Difficile est satiram non scribere.
(It is difficult not to write satire.)
--Juvenal


Scientists Retract Story on Ecstasy Brain Damage
Fri September 5, 2003 06:02 PM ET
WASHINGTON (Reuters) - Researchers horrified to find they had used a mislabeled bottle in an experiment retracted their findings on Friday, saying they had failed to show the drug Ecstasy can cause a certain pattern of brain damage.
Their original report, published in September 2002, said they had found Parkinson's disease-like damage in the brains of monkeys injected with Ecstasy. or MDMA.
"The authors recently discovered that the drug used to treat all but one animal in that report came from a bottle that contained methamphetamine instead of the intended drug, MDMA ('Ecstasy')," the American Association for the Advancement of Science, which published the study in its journal Science, said in a statement.

"This explains a lot," said a visibly agitated Professor Popo, of the New Mexico Institute for Stoned and Disoriented Animals.  "We were having a huge number of fistfights in the lab, all the researchers were working 36-hour shifts, and frankly, the dances were awful."  The news has also cast doubt on some of the labs previous discoveries, including a 2001 report in which they claimed that repeated use of cocaine had a laxative effect and a 2000 study that heroin "tasted salty."  

The mix-up was blamed on a member off the laboratory's support staff.  "Jeff was clearly supposed to be responsible for labeling the bottles," said Dr.

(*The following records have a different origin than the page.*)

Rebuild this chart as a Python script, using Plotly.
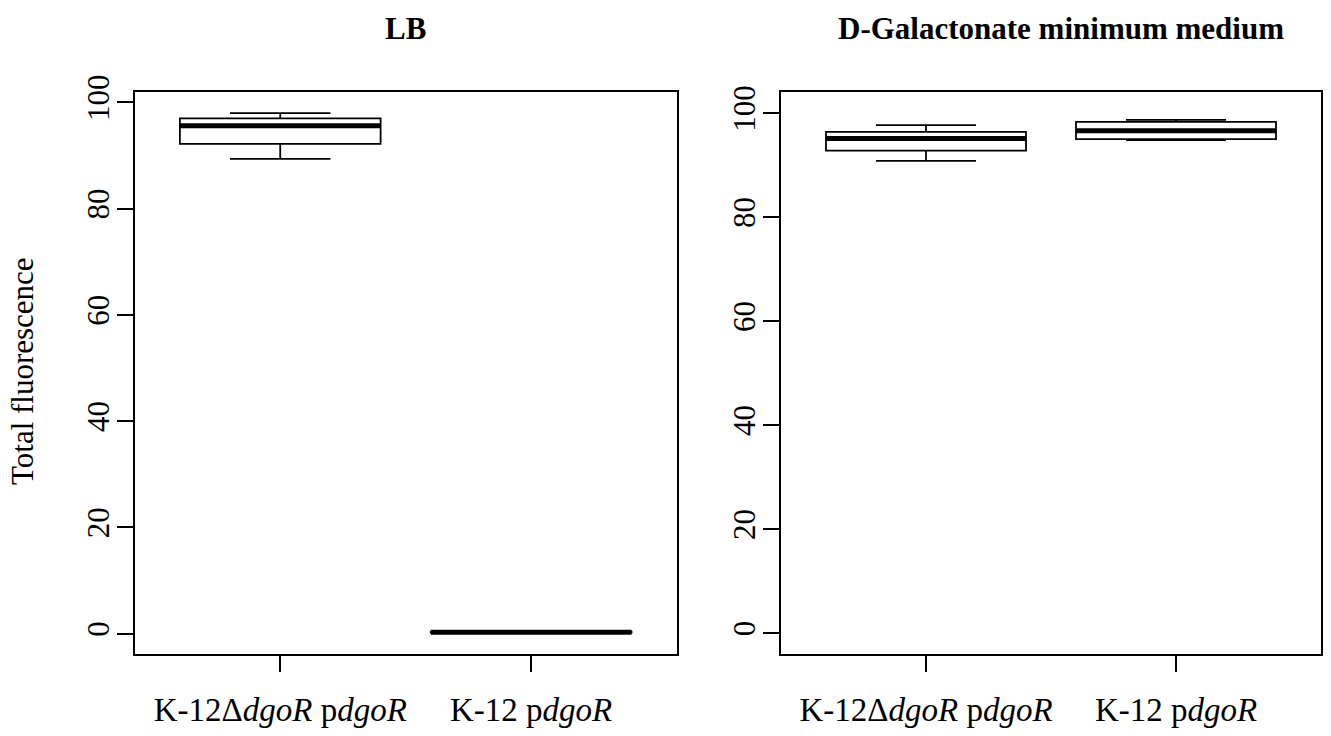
import plotly.graph_objects as go

# ---- data ----
categories = ["K-12Δ<i>dgoR</i> p<i>dgoR</i>", "K-12 p<i>dgoR</i>"]
cat_pos = [1, 2]

panel_titles = ["LB", "D-Galactonate minimum medium"]
y_title = "Total fluorescence"
y_ticks = [0, 20, 40, 60, 80, 100]

# LB panel
lb_lower = [89.4, 0.1]
lb_q1 = [92.2, 0.2]
lb_median = [95.6, 0.3]
lb_q3 = [97.0, 0.4]
lb_upper = [98.0, 0.5]

# D-Galactonate panel
gal_lower = [90.8, 94.8]
gal_q1 = [92.8, 95.0]
gal_median = [95.1, 96.6]
gal_q3 = [96.4, 98.3]
gal_upper = [97.7, 98.7]
gal_ylim = [0, 100]

BOX_W = 0.8
FONT = "Liberation Serif"

fig = go.Figure()

panels = [
    (lb_lower, lb_q1, lb_median, lb_q3, lb_upper, "x", "y"),
    (gal_lower, gal_q1, gal_median, gal_q3, gal_upper, "x2", "y2"),
]

for lo, q1, med, q3, up, xa, ya in panels:
    for i, c in enumerate(cat_pos):
        fig.add_trace(go.Box(
            x=[c], q1=[q1[i]], median=[med[i]], q3=[q3[i]],
            lowerfence=[lo[i]], upperfence=[up[i]],
            width=BOX_W, whiskerwidth=0.5, boxpoints=False,
            fillcolor="white", line=dict(color="black", width=1.8),
            xaxis=xa, yaxis=ya, showlegend=False, hoverinfo="skip",
        ))
        # thick median line (R style)
        fig.add_trace(go.Scatter(
            x=[c - BOX_W / 2, c + BOX_W / 2], y=[med[i], med[i]],
            mode="lines", line=dict(color="black", width=5),
            xaxis=xa, yaxis=ya, showlegend=False, hoverinfo="skip",
        ))


def ext(lo, hi):
    s = hi - lo
    return [lo - 0.04 * s, hi + 0.04 * s]


lb_range = ext(min(lb_lower), max(lb_upper))
gal_range = ext(gal_ylim[0], gal_ylim[1])

W, H = 1331, 736
ydom = [1 - 654 / H, 1 - 92.3 / H]

axis_common = dict(
    showline=True, mirror=True, linecolor="black", linewidth=1.6,
    showgrid=False, zeroline=False, ticks="outside", ticklen=16,
    tickwidth=1.6, tickcolor="black", automargin=False,
)

xfont = dict(size=33, family=FONT)
yfont = dict(size=31, family=FONT)

fig.update_layout(
    width=W, height=H,
    margin=dict(l=0, r=0, t=0, b=0, autoexpand=False),
    paper_bgcolor="white", plot_bgcolor="white",
    font=dict(family=FONT, color="black"),
    xaxis=dict(domain=[134.7 / W, 676.7 / W], range=[0.42, 2.58],
               tickvals=cat_pos, ticktext=categories, ticklabelstandoff=10,
               tickfont=xfont, anchor="y", **axis_common),
    yaxis=dict(domain=ydom, range=lb_range, tickvals=y_ticks,
               tickangle=-90, tickfont=yfont, ticklabelstandoff=-4,
               anchor="x", **axis_common),
    xaxis2=dict(domain=[781 / W, 1321 / W], range=[0.42, 2.58],
                tickvals=cat_pos, ticktext=categories, ticklabelstandoff=10,
                tickfont=xfont, anchor="y2", **axis_common),
    yaxis2=dict(domain=ydom, range=gal_range, tickvals=y_ticks,
                tickangle=-90, tickfont=yfont, ticklabelstandoff=-4,
                anchor="x2", **axis_common),
)

# panel titles
fig.add_annotation(text="<b>" + panel_titles[0] + "</b>", x=405.7 / W, y=1 - 28 / H,
                   xref="paper", yref="paper", showarrow=False,
                   xanchor="center", yanchor="middle",
                   font=dict(size=31, family=FONT))
fig.add_annotation(text="<b>" + panel_titles[1] + "</b>", x=1061 / W, y=1 - 28 / H,
                   xref="paper", yref="paper", showarrow=False,
                   xanchor="center", yanchor="middle",
                   font=dict(size=31, family=FONT))
# y title
fig.add_annotation(text=y_title, x=22 / W, y=1 - 371 / H, xref="paper", yref="paper",
                   showarrow=False, textangle=-90, xanchor="center", yanchor="middle",
                   font=dict(size=31, family=FONT))

fig.write_html("out.html")
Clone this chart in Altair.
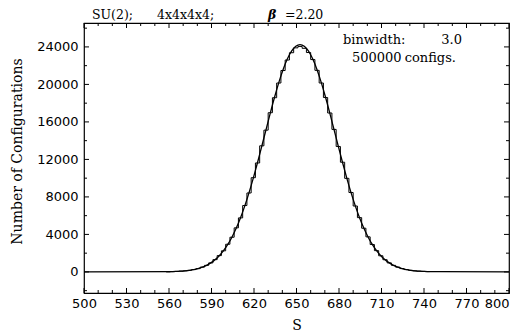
import altair as alt
import pandas as pd

# ---- data ----
hist_counts = [30, 50, 80, 120, 170, 250, 350, 510, 700, 960,
               1310, 1740, 2250, 2950, 3700, 4700, 5760, 7080, 8420, 10050,
               11620, 13450, 15120, 16980, 18580, 20150, 21480, 22600, 23380, 23900,
               24050,
               23850, 23400, 22650, 21500, 20150, 18600, 16950, 15200, 13380, 11700,
               9980, 8470, 7030, 5790, 4660, 3740, 2920, 2270, 1720, 1300,
               960, 700, 510, 355, 250, 170, 115, 78, 52, 34]
bin_edges = [561 + 3 * i for i in range(len(hist_counts))]

curve_right = [24250, 24073, 23551, 22705, 21571, 20196, 18635, 16944, 15183, 13407,
               11667, 10005, 8456, 7042, 5780, 4676, 3727, 2928, 2266, 1728,
               1300, 963, 703, 506, 358, 250, 172, 117, 78, 52, 34]
curve_vals = [0] + curve_right[:0:-1] + curve_right + [0]
curve_s = [500] + [562.5 + 3 * i for i in range(61)] + [800]

x_major = [500, 530, 560, 590, 620, 650, 680, 710, 740, 770, 800]
x_minor = [v for v in range(510, 800, 10) if v not in x_major]
y_major = [0, 4000, 8000, 12000, 16000, 20000, 24000]
y_minor = [-2000, 2000, 6000, 10000, 14000, 18000, 22000, 26000]

W, H = 425, 270
xscale = alt.Scale(domain=[500, 800], nice=False, zero=False)
yscale = alt.Scale(domain=[-2250, 26550], nice=False, zero=False)
xaxis = alt.Axis(values=x_major, ticks=False, domain=False, grid=False,
                 labelPadding=4, labelFlush=False, labelOverlap=False, labelBound=False,
                 labelAlign=alt.expr("datum.value == 800 ? 'right' : 'center'"),
                 format="d", title="S", titleY=25, titleBaseline="top")
yaxis = alt.Axis(values=y_major, ticks=False, domain=False, grid=False,
                 labelPadding=6, labelFlush=False, labelOverlap=False, format="d",
                 title="Number of Configurations",
                 titleX=-67, titleY=128, titleBaseline="middle")

hist_df = pd.DataFrame({"S": [558] + bin_edges + [744], "N": [0] + hist_counts + [0]})
curve_df = pd.DataFrame({"S": curve_s, "N": curve_vals})


def X(field):
    return alt.X(field, scale=xscale, axis=xaxis, title="S")


def Y(field):
    return alt.Y(field, scale=yscale, axis=yaxis, title="Number of Configurations")


curve = alt.Chart(curve_df).mark_line(color="black", strokeWidth=1.3,
                                      interpolate="monotone", clip=True).encode(
    x=X("S:Q"), y=Y("N:Q"))
hist = alt.Chart(hist_df).mark_line(color="black", strokeWidth=1,
                                    interpolate="step-after", clip=True).encode(
    x=X("S:Q"), y=Y("N:Q"))


def xticks(vals, length):
    df = pd.DataFrame({"S": vals})
    b = alt.Chart(df).mark_rule(color="black", strokeWidth=1).encode(
        x=X("S:Q"), y=alt.value(H), y2=alt.value(H - length))
    t = alt.Chart(df).mark_rule(color="black", strokeWidth=1).encode(
        x=X("S:Q"), y=alt.value(0), y2=alt.value(length))
    return [b, t]


def yticks(vals, length):
    df = pd.DataFrame({"N": vals})
    l = alt.Chart(df).mark_rule(color="black", strokeWidth=1).encode(
        y=Y("N:Q"), x=alt.value(0), x2=alt.value(length))
    r = alt.Chart(df).mark_rule(color="black", strokeWidth=1).encode(
        y=Y("N:Q"), x=alt.value(W), x2=alt.value(W - length))
    return [l, r]


def label(text, x, y, size=13, style="normal", weight="normal", align="left"):
    return alt.Chart(pd.DataFrame({"t": [text]})).mark_text(
        font="DejaVu Serif", fontSize=size, fontStyle=style, fontWeight=weight,
        align=align, baseline="middle", color="black").encode(
        text="t:N", x=alt.value(x), y=alt.value(y))


ty = 15 - 23
texts = [
    label("SU(2);", 92 - 84, ty, size=12.5),
    label("4x4x4x4;", 157 - 84, ty, size=12.5),
    label("β", 268 - 84, ty, size=12.5, style="italic", weight="bold"),
    label("=2.20", 285 - 84, ty, size=12.5),
    label("binwidth:", 343 - 84, 40 - 23),
    label("3.0", 462 - 84, 40 - 23, align="right"),
    label("500000", 352 - 84, 58 - 23),
    label("configs.", 456 - 84, 58 - 23, align="right"),
]

layers = [curve, hist] + xticks(x_major, 5) + xticks(x_minor, 3) \
    + yticks(y_major, 5) + yticks(y_minor, 3) + texts

chart = alt.layer(*layers).properties(
    width=W, height=H,
    autosize=alt.AutoSizeParams(type="none"),
    padding={"left": 76, "top": 15, "right": 3, "bottom": 40},
    background="white",
).configure_view(stroke="black", strokeWidth=1.2).configure_axis(
    labelFont="DejaVu Sans", labelFontSize=13, labelColor="black",
    titleFont="DejaVu Serif", titleFontSize=14, titleFontWeight="normal",
    titleColor="black",
)

chart.save("out.html", embed_options={"renderer": "svg", "actions": False})
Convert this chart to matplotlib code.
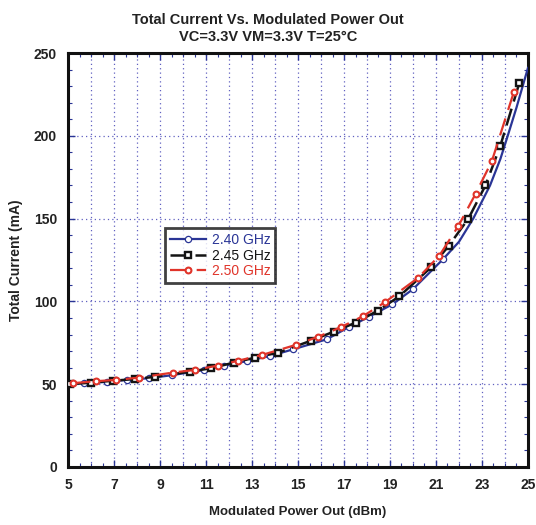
import matplotlib
matplotlib.use("Agg")
import matplotlib.pyplot as plt
from matplotlib.ticker import MultipleLocator

plt.rcParams['font.family'] = ['Liberation Sans', 'DejaVu Sans']

# 2.40 GHz
p240 = [5.0, 5.7, 6.7, 7.55, 8.5, 9.5, 10.9, 11.8, 12.8, 13.8, 14.8, 16.25,
        17.2, 18.1, 19.1, 20.0, 21.3, 22.0, 22.62, 23.35, 23.8, 24.12, 24.5, 25.0]
i240 = [50.3, 50.6, 51.4, 52.6, 53.6, 55.4, 58.6, 61.2, 64.0, 67.1, 71.1, 77.1,
        84.4, 90.8, 98.2, 107.4, 125.4, 136.0, 150.0, 170.0, 186.0, 200.0, 217.0, 241.0]
mark240 = list(range(1, 17))

# 2.45 GHz
p245 = [5.1, 6.0, 6.95, 7.9, 8.8, 10.3, 11.2, 12.2, 13.15, 14.15, 15.55, 16.55,
        17.5, 18.47, 19.4, 20.78, 21.55, 22.41, 23.15, 23.8, 24.62]
i245 = [50.1, 50.9, 52.1, 53.1, 54.5, 57.6, 59.6, 63.0, 66.1, 69.1, 76.2, 81.7,
        87.1, 94.4, 103.0, 120.5, 133.5, 150.0, 170.0, 194.0, 231.7]

# 2.50 GHz
p250 = [5.2, 6.2, 7.1, 8.1, 9.55, 10.5, 11.5, 12.4, 13.42, 14.9, 15.88, 16.86,
        17.84, 18.77, 20.23, 21.15, 21.97, 22.72, 23.43, 24.38]
i250 = [50.6, 51.8, 52.6, 54.0, 57.0, 58.6, 61.2, 64.2, 67.6, 73.7, 78.7, 84.4,
        91.2, 99.4, 114.3, 127.7, 145.5, 164.9, 184.7, 226.2]

xticks = [5, 7, 9, 11, 13, 15, 17, 19, 21, 23, 25]
yticks = [0, 50, 100, 150, 200, 250]

blue = '#2a3596'
red = '#e0342a'
black = '#141414'
grid_c = '#6060c0'

fig = plt.figure(figsize=(5.36, 5.25), dpi=100)
ax = fig.add_axes([0.127, 0.1105, 0.858, 0.7885])

ax.plot(p240, i240, color=blue, lw=1.6, marker='o', ms=4.5, mfc='white',
        mec=blue, mew=0.9, markevery=mark240, label='2.40 GHz', zorder=3)
ax.plot(p245, i245, color=black, lw=1.8, ls=(0, (7, 3)), marker='s', ms=4.8,
        mfc='white', mec=black, mew=1.7, label='2.45 GHz', zorder=4)
ax.plot(p250, i250, color=red, lw=1.6, ls=(0, (8, 4)), marker='o', ms=4.2,
        mfc='white', mec=red, mew=1.5, label='2.50 GHz', zorder=5)

ax.set_xlim(5, 25)
ax.set_ylim(0, 250)
ax.set_xticks(xticks)
ax.set_yticks(yticks)
ax.xaxis.set_minor_locator(MultipleLocator(0.5))
ax.yaxis.set_minor_locator(MultipleLocator(10))

# gridlines every 1 dBm and every 50 mA
for gx in range(6, 25):
    ax.axvline(gx, color=grid_c, lw=0.9, ls=(0, (1, 2.5)), zorder=1)
for gy in yticks[1:-1]:
    ax.axhline(gy, color=grid_c, lw=0.9, ls=(0, (1, 2.5)), zorder=1)

ax.tick_params(which='both', direction='in', top=True, right=True, color=blue)
ax.tick_params(which='major', length=5, width=1.0, pad=8)
ax.tick_params(which='minor', length=3, width=0.8)
for lab in ax.get_xticklabels() + ax.get_yticklabels():
    lab.set_fontweight('bold')
    lab.set_fontsize(10)
    lab.set_color('#222222')

for sp in ax.spines.values():
    sp.set_linewidth(2.2)
    sp.set_color('#111111')

ax.set_xlabel('Modulated Power Out (dBm)', fontsize=9.5, fontweight='bold',
              color='#222222', labelpad=10)
ax.set_ylabel('Total Current (mA)', fontsize=10, fontweight='bold',
              color='#222222', labelpad=8)

fig.text(0.5, 0.975, 'Total Current Vs. Modulated Power Out', ha='center',
         va='top', fontsize=10.5, fontweight='bold', color='#222222')
fig.text(0.5, 0.943, 'VC=3.3V VM=3.3V T=25°C', ha='center',
         va='top', fontsize=10.5, fontweight='bold', color='#222222')

leg = ax.legend(loc='upper left', bbox_to_anchor=(0.211, 0.577), fontsize=10,
                frameon=True, fancybox=False, handlelength=2.6,
                borderpad=0.35, labelspacing=0.12, handletextpad=0.4,
                borderaxespad=0)
leg.get_frame().set_edgecolor('#111111')
leg.get_frame().set_linewidth(2.0)
for txt, c in zip(leg.get_texts(), [blue, black, red]):
    txt.set_color(c)

fig.savefig('out.png', dpi=100)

Popo.  "He was supposed to put the name of the chemical on the label, along with the batch number and whether it was for research, lunch, or recreational use."  But apparently there were problems with the system.  "He was definitely shorting us on the THC," said one staffer, "And I know for a fact he was cutting the LSD with talcum powder."  Jeff could not be contacted for an interview.  Nobody answered the door at his bullet-riddled trailer, and he did not return several calls.

In the meantime, the Institute plans to continue its work.  Work is currently underway on what is expected to be a ground-breaking study on the effects of Zoloft on Marmosets.  Preliminary results indicate that it makes their teeth whiter.

(Remember, Kids, the part in bold is actual 100% news-flavored media product.  The rest is the fakey part.)